NZ Kiwifruit Growers Incorporated (NZKGI) chief executive Colin Bond says it's still early days, with bud burst starting, but things are looking positive without being exceptional.

"But again, remember, it's early days yet," he told Hort News.

Bond says Hawke's Bay was the kiwifruit area most impacted by Cyclone Gabrielle, and people need to appreciate how long it's going to take for some growers in that region to get back on their feet.

He says in addition to the damage caused by silt, there remains concerns about vine roots saturated by the heavy rain. He reckons it'll be a couple of months - maybe longer - before growers know the health status of their vines. "It's still a bit of an open question on how the plants will survive in the coming months."

Bond says it may take years for some growers to fully recover from Cyclone Gabrielle and during that time they will need support. He says it is a marathon and not a spring and NZKGI will be closely monitoring badly affected growers to ensure they are properly supported throughout their long recovery.

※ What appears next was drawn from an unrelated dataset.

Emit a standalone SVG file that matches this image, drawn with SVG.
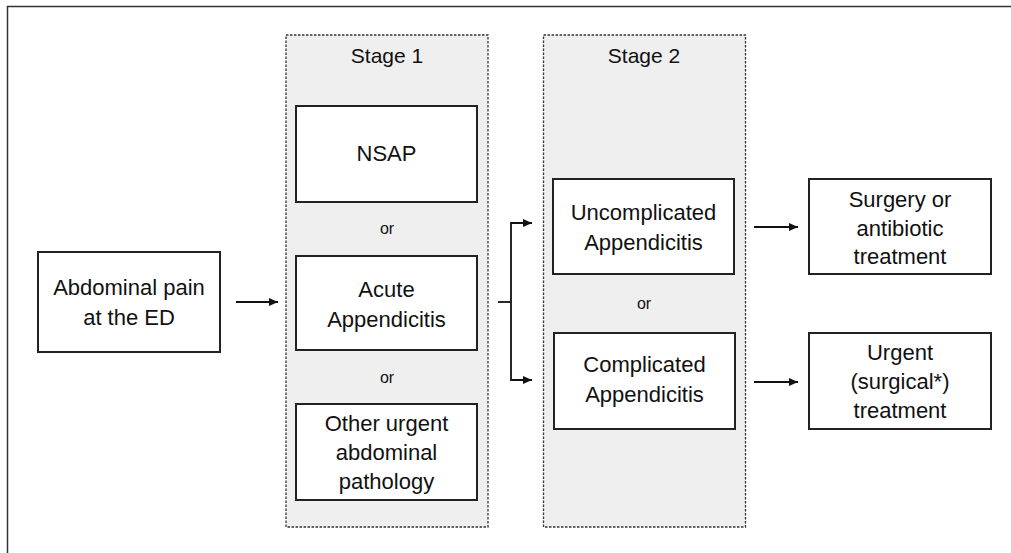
<svg xmlns="http://www.w3.org/2000/svg" width="1011" height="553" viewBox="0 0 1011 553">
<style>
text{font-family:"Liberation Sans",Arial,sans-serif;fill:#111;text-anchor:middle}
.t{font-size:22px}
.s{font-size:21px}
.o{font-size:16px}
.stage{fill:#efefef;stroke:#333;stroke-width:1.3;stroke-dasharray:2.5 1.5}
.box{fill:#fff;stroke:#222;stroke-width:2}
.ln{fill:none;stroke:#111;stroke-width:1.8}
</style>
<defs>
<marker id="ah" markerWidth="9" markerHeight="8" refX="9" refY="4" orient="auto" markerUnits="userSpaceOnUse">
<path d="M0,0 L9,4 L0,8 z" fill="#111"/>
</marker>
</defs>
<rect width="1011" height="553" fill="#fff"/>
<path d="M7.5,553 V6.5 H1011" fill="none" stroke="#333" stroke-width="1.5"/>

<g id="stage1">
<rect class="stage" x="286" y="35" width="202" height="492"/>
<text class="s" x="387" y="63">Stage 1</text>
<text class="o" x="387" y="234">or</text>
<text class="o" x="387" y="383">or</text>
</g>
<g id="stage2">
<rect class="stage" x="543.5" y="35" width="202" height="492"/>
<text class="s" x="644" y="63">Stage 2</text>
<text class="o" x="644" y="309">or</text>
</g>

<g id="abdominal">
<rect class="box" x="38" y="252" width="182" height="100"/>
<text class="t" x="129" y="295">Abdominal pain</text>
<text class="t" x="129" y="325">at the ED</text>
</g>
<g id="nsap">
<rect class="box" x="296" y="106" width="181" height="96"/>
<text class="t" x="386.5" y="161">NSAP</text>
</g>
<g id="acute">
<rect class="box" x="296" y="256" width="181" height="94"/>
<text class="t" x="386.5" y="297">Acute</text>
<text class="t" x="386.5" y="327">Appendicitis</text>
</g>
<g id="other">
<rect class="box" x="296" y="404" width="181" height="96"/>
<text class="t" x="386.5" y="431">Other urgent</text>
<text class="t" x="386.5" y="460">abdominal</text>
<text class="t" x="386.5" y="489">pathology</text>
</g>
<g id="uncomplicated">
<rect class="box" x="553" y="179" width="181" height="95"/>
<text class="t" x="643.5" y="220">Uncomplicated</text>
<text class="t" x="643.5" y="250">Appendicitis</text>
</g>
<g id="complicated">
<rect class="box" x="554" y="333" width="181" height="96"/>
<text class="t" x="644.5" y="372">Complicated</text>
<text class="t" x="644.5" y="402">Appendicitis</text>
</g>
<g id="surgery">
<rect class="box" x="809" y="179" width="182" height="95"/>
<text class="t" x="900" y="207">Surgery or</text>
<text class="t" x="900" y="236">antibiotic</text>
<text class="t" x="900" y="264">treatment</text>
</g>
<g id="urgent">
<rect class="box" x="809" y="333" width="182" height="96"/>
<text class="t" x="900" y="360">Urgent</text>
<text class="t" x="900" y="389">(surgical*)</text>
<text class="t" x="900" y="418">treatment</text>
</g>

<g id="connectors">
<path class="ln" d="M236,302 H278" marker-end="url(#ah)"/>
<path class="ln" d="M498,302 H511"/>
<path class="ln" d="M532,223 H511 V380 H532" marker-end="url(#ah)"/>
<path class="ln" d="M511,223 H532" marker-end="url(#ah)"/>
<path class="ln" d="M754,227 H798" marker-end="url(#ah)"/>
<path class="ln" d="M754,382 H798" marker-end="url(#ah)"/>
</g>
</svg>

He is worried there is a risk their plight will disappear from the notice of the media and adds that NZKGI will do all it can to make the public aware of the plight of some people.

"NZKGI will be watching the situation and delivering to the needs of affected growers or bringing in other experts to talk to them," Bond adds.

He says most growers are cautiously optimistic about the coming season and the spring is looking positive.

There is also hope that El Nino will have a positive impact on the growing season. Bond believes the issue will be having the right access to water to balance any drought impact.